Friday, 26 September 2014

Sept. 26 – Projectile Motion Problems

Announcements

Here's the plan for next week:
  • Monday: Work Period
  • Tuesday: Formative Quiz
  • Wednesday: Review day, Lab Due (period 2)
  • Thursday: Test day, Lab Due (Period 5)
  • Friday: Thinking Question


Today I worked out some full solutions to projectile motion problems.  Look at this one involving Milos Raonic serving a ball from the top of the CN tower:






The second question involved this golfer:


The video tells us that the ball went 279 yards (we'll make it meters!).  We timed it to find that ∆t = 6.6 s.  We were then able to calculate the initial speed and angle of the hit.  See the full solution above.

In period 5, I also showed the full solution to number 3 of this problem set:



Homework



  • Work on your lab write up.
  • Work on day 11 homework from the Unit Outline.





Thursday, 25 September 2014

Sept. 25 – Lab Day

Announcements!

Here is a new schedule for the rest of the unit:
  • Formative Quiz Tuesday Sept. 30
  • Lab due Wednesday Oct. 1 (for Period 2), Thursday Oct. 2 (for Period 5)
  • Test on Thursday/Friday Oct. 2, 3


Today the Period 5 class collected data for their lab.  Period 2 class had a lesson on projectile motion.  Please see the notes from yesterday's post.

Homework for Period 2 Class

  • Do homework from day 10 in the unit outline.

Homework for Period 5 Class

  • Work on your lab writeup.

Wednesday, 24 September 2014

Sept. 24 – Projectile Motion

Today the Period 2 Class collected data for their lab.
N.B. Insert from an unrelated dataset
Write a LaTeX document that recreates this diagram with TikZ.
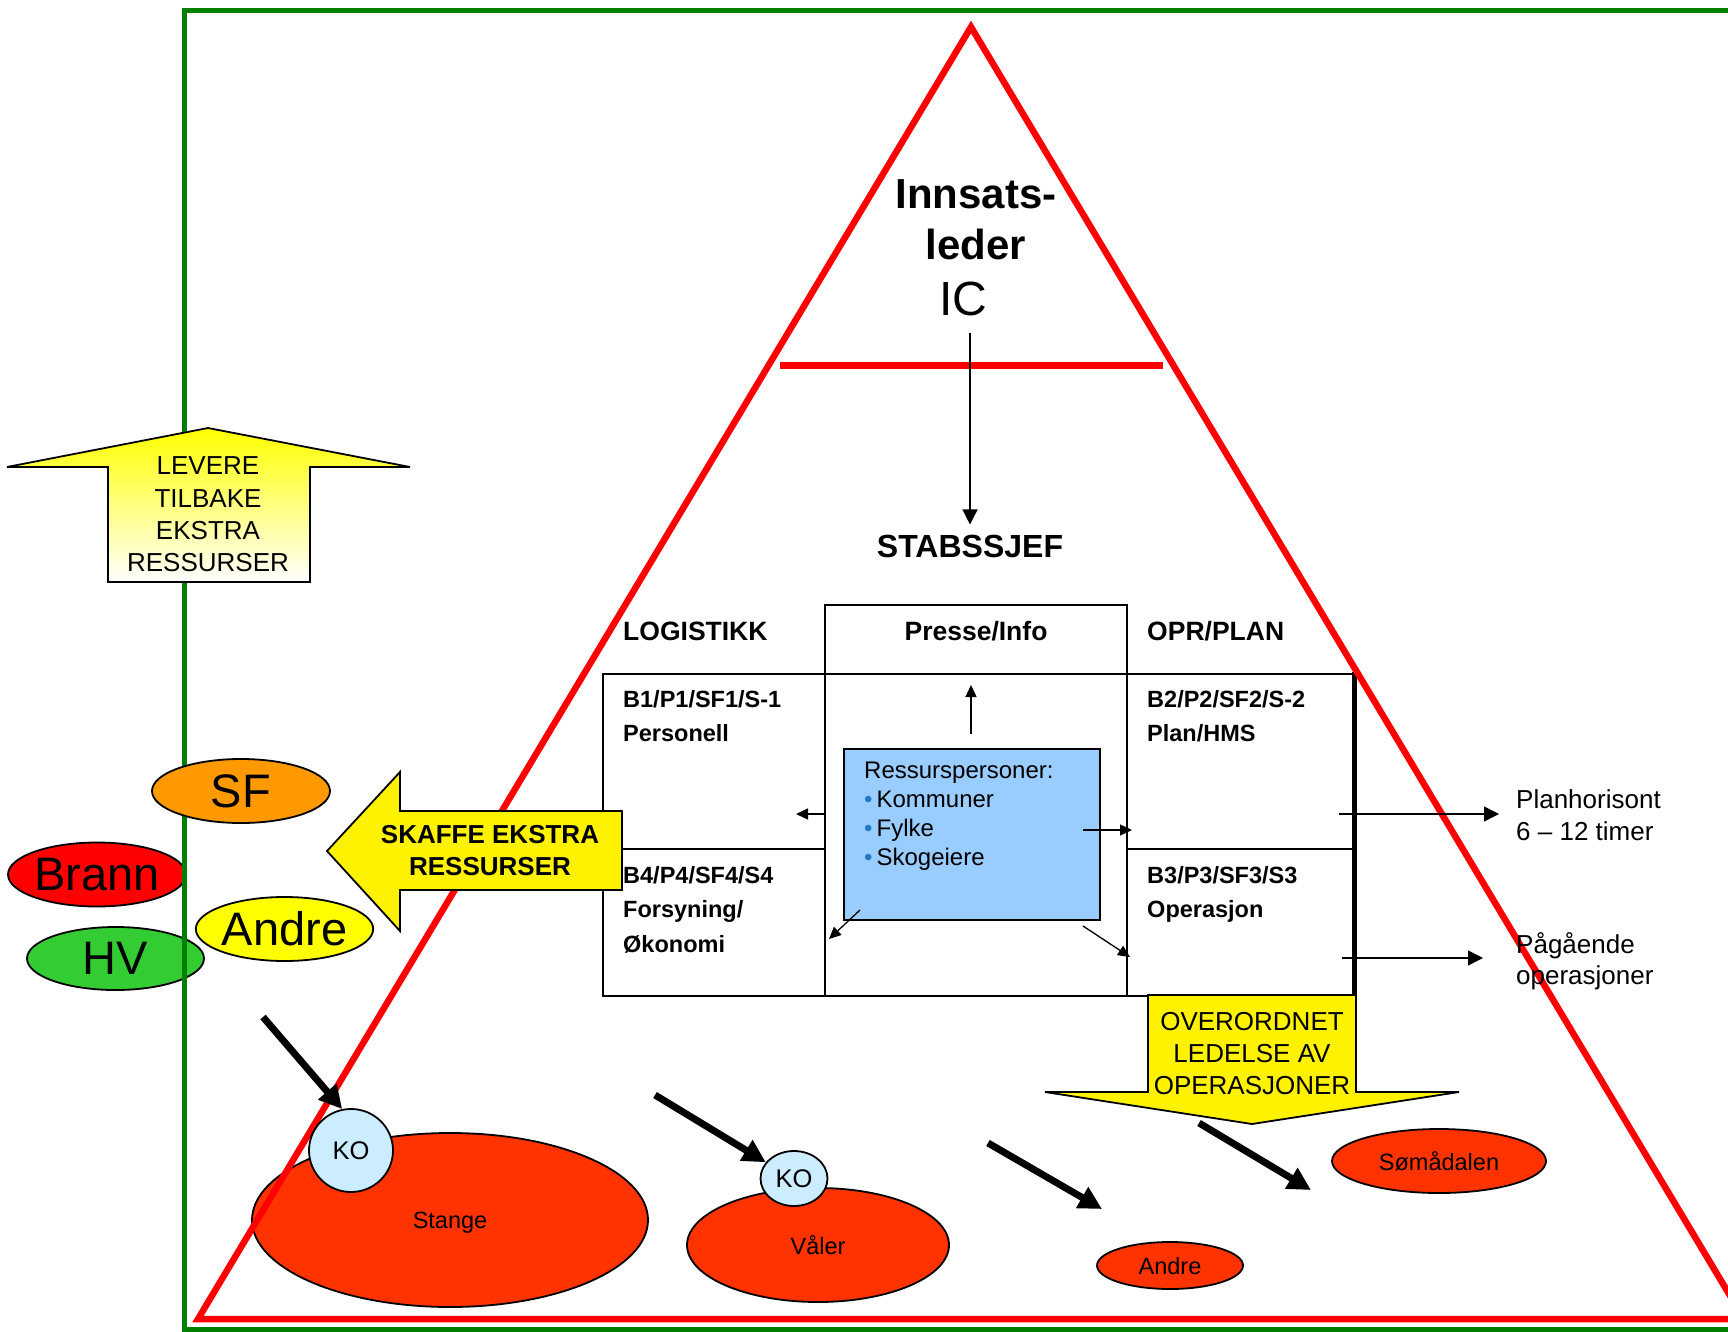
\documentclass[tikz,border=0pt]{standalone}
\usepackage{fontspec}
\setmainfont{Liberation Sans}
\usetikzlibrary{arrows.meta,shapes.geometric}
\definecolor{framegreen}{HTML}{008000}
\definecolor{sforange}{HTML}{FF9900}
\definecolor{brannred}{HTML}{FF0000}
\definecolor{andreyellow}{HTML}{FFFF00}
\definecolor{hvgreen}{HTML}{33CC33}
\definecolor{townred}{HTML}{FF3300}
\definecolor{kofill}{HTML}{CCECFF}
\definecolor{resblue}{HTML}{99CCFF}
\definecolor{bulletblue}{HTML}{1F7AC8}
\newcommand{\fsz}[2]{\fontsize{#1}{#2}\selectfont}
\newcommand{\blt}{\textcolor{bulletblue}{\textbullet}\hspace{4pt}}
\tikzset{
    area/.style={ellipse, draw, line width=1.8pt, inner sep=0pt, fill=#1},
    unitname/.style={font=\fsz{47}{54}},
    town/.style={font=\fsz{23.5}{28}, text depth=0pt},
    ko/.style={area=kofill, font=\fsz{25.5}{30}},
    cellhead/.style={inner sep=0pt, font=\fsz{26.5}{30}\bfseries},
    celltext/.style={anchor=north west, align=left, inner sep=0pt, font=\fsz{23.5}{34.5}\bfseries},
    tableline/.style={line width=2.5pt},
    flow/.style={line width=1.3pt, -{Triangle[length=15pt,width=15pt]}},
    hint/.style={line width=1.3pt, -{Triangle[length=12pt,width=11pt]}},
    push/.style={line width=7pt, -{Triangle[length=23pt,width=23pt]}},
    blockarrow/.style={draw, line width=1.8pt, line join=miter},
    arrowtext/.style={align=center, inner sep=0pt, font=\fsz{26}{32.3}}
}

\begin{document}
\begin{tikzpicture}[x=1pt, y=-1pt]
    \useasboundingbox (0,0) rectangle (1728,1332);
    \clip (0,0) rectangle (1728,1332);

    % Etater bak rammen.
    \node[area=brannred, unitname, minimum width=178pt, minimum height=64pt] (brann) at (97,874.5) {Brann};
    \node[area=hvgreen, unitname, minimum width=177pt, minimum height=63pt] (hv) at (115.5,958.5) {HV};

    % Ramme.
    \draw[framegreen, line width=5pt] (1740,11) -- (184,11) -- (184,1329) -- (1740,1329);

    % Stabens celler.
    \draw[tableline] (825,674) rectangle (1127,605);
    \draw[tableline] (603,674) rectangle (1353,996);
    \draw[tableline] (825,674) -- (825,996) (1127,674) -- (1127,996);
    \draw[tableline] (603,849) -- (825,849) (1127,849) -- (1353,849);
    \draw[line width=5pt] (1354,672) -- (1354,998);

    % Innsatsomraader.
    \node[area=townred, town, minimum width=396pt, minimum height=174pt] (stange) at (450,1220) {Stange};
    \node[area=townred, town, minimum width=262pt, minimum height=114pt] (valer) at (818,1245) {Våler};
    \node[area=townred, town, minimum width=146pt, minimum height=47pt] (andreomr) at (1170,1265.5) {Andre};
    \node[area=townred, town, minimum width=214pt, minimum height=64pt] (somadalen) at (1439,1161) {Sømådalen};

    % Trekant.
    \draw[red, line width=6.5pt, line join=miter] (971,27) -- (1744,1319) -- (198,1319) -- cycle;
    \draw[red, line width=6.5pt] (780,365.5) -- (1163,365.5);

    % KO.
    \node[ko, minimum width=84pt, minimum height=83pt] (kostange) at (351,1150.5) {KO};
    \node[ko, minimum width=67pt, minimum height=55pt] (kovaler) at (794,1178.5) {KO};

    \node[area=sforange, unitname, minimum width=178pt, minimum height=64pt] (sf) at (241,791) {SF};
    \node[area=andreyellow, unitname, minimum width=177pt, minimum height=64pt] (andre) at (284.5,929) {Andre};

    % Blokkpiler.
    \path[blockarrow, top color=yellow, bottom color=white] (208,428) -- (410,467) -- (310,467)
        -- (310,582) -- (108,582) -- (108,467) -- (7,467) -- cycle;
    \node[arrowtext] (levere) at (208,514.5) {LEVERE\\TILBAKE\\EKSTRA\\RESSURSER};

    \path[blockarrow, fill=yellow] (327,851) -- (400,772) -- (400,811) -- (622,811)
        -- (622,890) -- (400,890) -- (400,931) -- cycle;
    \node[arrowtext, font=\fsz{26}{32}\bfseries] (skaffe) at (490,851) {SKAFFE EKSTRA\\RESSURSER};

    \path[blockarrow, fill=yellow] (1148,995) -- (1356,995) -- (1356,1092) -- (1459,1092)
        -- (1252,1124) -- (1045,1092) -- (1148,1092) -- cycle;
    \node[arrowtext, font=\fsz{26}{32}] (overordnet) at (1252,1053.5) {OVERORDNET\\LEDELSE AV\\OPERASJONER};

    % Ledelse.
    \node[align=center, inner sep=0pt, font=\fsz{42}{51}\bfseries] (leader) at (976,219.5) {Innsats-\\leder};
    \node[inner sep=0pt, font=\fsz{48}{56}] (ic) at (963,298.5) {IC};
    \node[inner sep=0pt, font=\fsz{32}{36}\bfseries] (stab) at (970,546) {STABSSJEF};
    \draw[flow, shorten <=17pt, shorten >=10pt] (stab.north |- ic.south) -- (stab.north);

    % Tekst i cellene.
    \node[cellhead, anchor=west] (logistikk) at (623,631.5) {LOGISTIKK};
    \node[cellhead] (presse) at (976,631.5) {Presse/Info};
    \node[cellhead, anchor=west] (oprplan) at (1147,631.5) {OPR/PLAN};
    \node[celltext] (b1) at (623,690) {B1/P1/SF1/S-1\\Personell};
    \node[celltext] (b4) at (623,866) {B4/P4/SF4/S4\\Forsyning/\\Økonomi};
    \node[celltext] (b2) at (1147,690) {B2/P2/SF2/S-2\\Plan/HMS};
    \node[celltext] (b3) at (1147,866) {B3/P3/SF3/S3\\Operasjon};

    % Ressurspersoner.
    \node[draw, line width=2.5pt, fill=resblue, minimum width=256pt, minimum height=171pt, inner sep=0pt] (res) at (972,834.5) {};
    \node[anchor=north west, align=left, inner sep=0pt, font=\fsz{24}{29}] (reslist) at (864,762)
        {Ressurspersoner:\\\blt Kommuner\\\blt Fylke\\\blt Skogeiere};

    \coordinate (upA) at (971,734);   \coordinate (upB) at (971,685);
    \coordinate (leftA) at (825,814); \coordinate (leftB) at (796,814);
    \coordinate (rightA) at (1083,830); \coordinate (rightB) at (1132,830);
    \coordinate (dlA) at (860,910);   \coordinate (dlB) at (829,939);
    \coordinate (drA) at (1083,926);  \coordinate (drB) at (1130,957);
    \foreach \s/\e in {upA/upB, leftA/leftB, rightA/rightB, dlA/dlB, drA/drB}
        \draw[hint] (\s) -- (\e);

    % Horisont.
    \node[anchor=north west, align=left, inner sep=0pt, font=\fsz{26}{32}] (plan) at (1516,789) {Planhorisont\\6 – 12 timer};
    \node[anchor=north west, align=left, inner sep=0pt, font=\fsz{26}{31}] (pagaende) at (1516,932) {Pågående\\operasjoner};
    \coordinate (planA) at (1339,814); \coordinate (planB) at (1499,814);
    \coordinate (opsA) at (1342,958);  \coordinate (opsB) at (1483,958);
    \draw[flow] (planA) -- (planB);
    \draw[flow] (opsA) -- (opsB);

    % Piler mot omraadene.
    \coordinate (toStange) at (263,1017);
    \coordinate (toValer) at (655,1095);
    \coordinate (toAndreA) at (988,1143); \coordinate (toAndreB) at (1102,1209);
    \coordinate (toSomA) at (1199,1123);  \coordinate (toSomB) at (1311,1190);
    \draw[push] (toStange) -- (kostange.102);
    \draw[push] (toValer) -- (kovaler.150);
    \draw[push] (toAndreA) -- (toAndreB);
    \draw[push] (toSomA) -- (toSomB);
\end{tikzpicture}
\end{document}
Period 5 had a normal lesson.  Here are the notes from Period 5.
I took up problem 2 from yesterday's handout:


At this point you need the quadratic formula!  Don't remember it?  Listen to this song...
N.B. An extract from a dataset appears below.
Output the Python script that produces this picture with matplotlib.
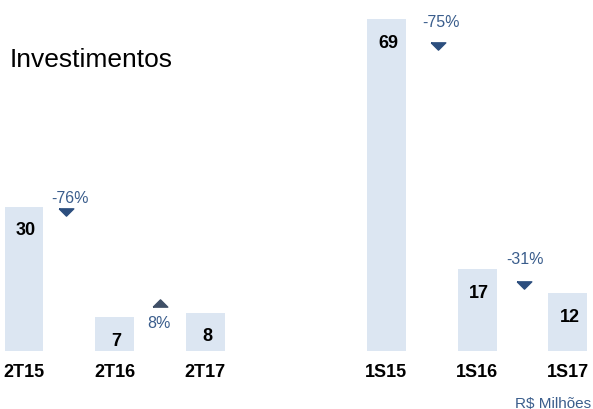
import matplotlib.pyplot as plt
from matplotlib.path import Path

plt.rcParams["font.family"] = ["Liberation Sans", "DejaVu Sans"]

# data
periods = ["2T15", "2T16", "2T17", "1S15", "1S16", "1S17"]
values = [30, 7, 8, 69, 17, 12]
changes = ["-76%", "8%", "-75%", "-31%"]
change_pairs = [(0, 1), (1, 2), (3, 4), (4, 5)]

# layout (slots: a gap between the two groups)
slots = [0, 1, 2, 4, 5, 6]
px_per_unit = 4.81  # pixels per R$ milhão

bar_color = "#dce6f2"
blue_text = "#3a5d8c"

fig = plt.figure(figsize=(5.93, 4.10), dpi=100)
ax = fig.add_axes([0, 0, 1, 1])
ax.set_xlim(-0.265, 6.28)
ax.set_ylim(-58 / px_per_unit, 352 / px_per_unit)
ax.axis("off")

ax.bar(slots, values, width=0.43, color=bar_color, linewidth=0)

for x, v, lab in zip(slots, values, periods):
    ax.annotate(str(v), (x, v), xytext=(2, -23), textcoords="offset pixels",
                ha="center", va="center", fontsize=13, fontweight="bold")
    ax.annotate(lab, (x, 0), xytext=(0, -21), textcoords="offset pixels",
                ha="center", va="center", fontsize=13, fontweight="bold")

# change markers: offset (px) of marker from the higher bar top, text offset from marker
marker_dy = [-5.5, 10, -27, -16]
marker_dx = [-3, 0, 6, 2]
text_dy = [14.5, -20, 25, 27]
text_dx = [3.5, -1, 3, 1]

down = Path([(-1, 0.5), (1, 0.5), (0, -0.5), (-1, 0.5)])
up = Path([(-1, -0.5), (1, -0.5), (0, 0.5), (-1, -0.5)])

for (a, b), txt, mdy, mdx, tdy, tdx in zip(change_pairs, changes, marker_dy,
                                           marker_dx, text_dy, text_dx):
    xm = (slots[a] + slots[b]) / 2 + mdx / 90.6
    ym = max(values[a], values[b]) + mdy / px_per_unit
    is_up = not txt.startswith("-")
    ax.plot([xm], [ym], marker=up if is_up else down, markersize=10.5,
            color="#3f4f66" if is_up else "#2c4e7e", linestyle="none")
    ax.annotate(txt, (xm, ym), xytext=(tdx, tdy), textcoords="offset pixels",
                ha="center", va="center", fontsize=11.5, color=blue_text)

fig.text(10 / 593, 1 - 60 / 410, "Investimentos", fontsize=19,
         ha="left", va="center")
fig.text(591 / 593, 1 - 404 / 410, "R$ Milhões", fontsize=11,
         ha="right", va="center", color=blue_text)

fig.savefig("out.png", dpi=100)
Next we discussed projectile motions.  Here are the notes:


Here are some examples of projectile motions:




I also showed you evidence that X and Y components of velocity behave independently.  Here's how the Mythbusters confirmed that a bullet dropped and fired all fall at the same rate:


Tomorrow, we switch and Period 5 class will collect data while Period 2 class will have the lesson.

Homework for Period 5 Class

  • Do homework from day 10 in the unit outline.

Homework for Period 2 Class

  • Work on your lab writeup.

Tuesday, 23 September 2014

Sept. 23 – Advanced Kinematic Equations and Lab Introduced

Welcome back from your long weekend!  I hope you used the opportunity to catch up on all your homework.

I started today by reviewing one of the homework problems:


Then I provided you with some more advanced kinematic problems as well as the lab for tomorrow.  Please have a look at the lab handout and come prepared to collect data tomorrow.

Handouts

Homework

  • Complete any previous homework.
  • Work on Advanced Kinematics Problems.
  • Read the Lab handout.

Saturday, 20 September 2014

Sept. 19 – Kinematic Equations

On Friday I showed you where the 5 kinematic equations come from.

Here is your long awaited formula sheet!


Here are the notes:






This chart is on page 54 in your textbook.  It shows the relations between these 5 equations and the 5 variables.
Example: A light bulb drops from a 3 m ceiling and falls to the floor.  How long does this take?  (Acceleration due to gravity is 9.81 m/s²).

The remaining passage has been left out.